The USA pairing did not disappoint. Castle birdied the par-4 second hole with a long putt to go 1 up early and the two Americans never looked back. The two each birdied the par-5 fourth hole to take a two-hole lead and they increased it to a 3-up lead by the eighth hole. Lauren Walsh and Louise Duncan cut it to a 1-up lead after 11 holes, but Castle and Kuehn turned it on again and closed out the match with a 3-and-2 victory on No. 16.
It has been an incredible run for Castle. At this time last month, she wasn’t even sure she could get through a round because of a stress fracture in a rib that caused her to withdraw from all of her July tournaments. She picked up a club for the first time just a few days before the U.S. Women’s Amateur with no expectations. A month later, she is now a Curtis Cup and U.S. Women’s Amateur champion.
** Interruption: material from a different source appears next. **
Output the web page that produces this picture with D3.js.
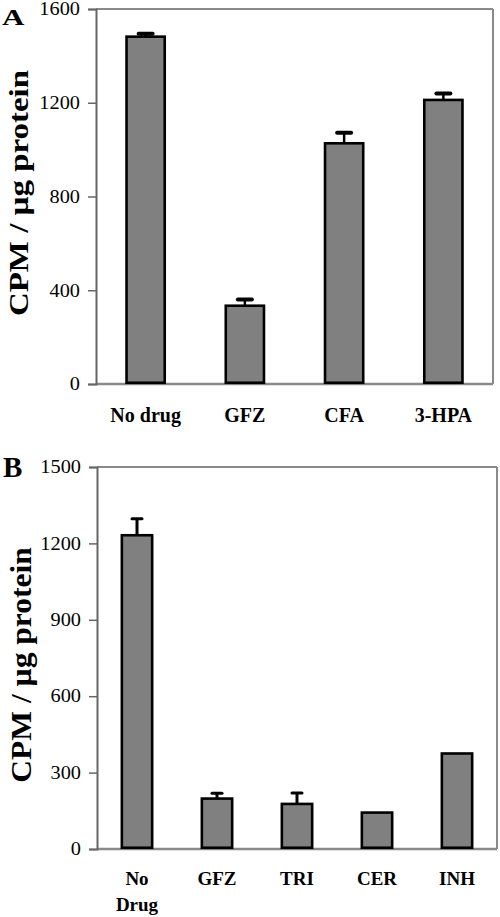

Now, Castle will gear up for a big junior season at Kentucky. On Friday, was named to the preseason watch list for the ANNIKA Award, which is presented to the player of the year in college women’s golf.
Arriving at UK as the most decorated signee in program history, Castle has been as good as advertised with 17 appearances in two seasons, seven top-20 finishes and a 73.6 stroke average.
In her freshman season, Castle led the 2019-20 team to two championships while setting the program’s single-season scoring record with 71.9 strokes per round.
Although she couldn’t match her record-setting pace last season as a sophomore, she was one of the key players in the Wildcats’ run to the NCAA Championships Finals, the program’s first appearance in the national championship since 1992. The team used 30 of Castle’s 33 scores during the season.
Kentucky’s 2021-22 schedule was released last month. Returning all five players who qualified and played in the NCAA Championship Finals, the Wildcats will play in nine regular-season events before the Southeastern Conference Championship and postseason play. After navigating through the COVID-19 pandemic, UK will return to a traditional schedule with four tournaments in the fall, four in the spring, a head-to-head matchup with rival Louisville and then the postseason.
UK was ranked No. 23 in the preseason WGCA Coaches Poll and No. 24 in the GolfChannel.com preseason ranking.
The UK season begins Sept. 13-14 at the Wolverine Invitational in Ann Arbor, Michigan.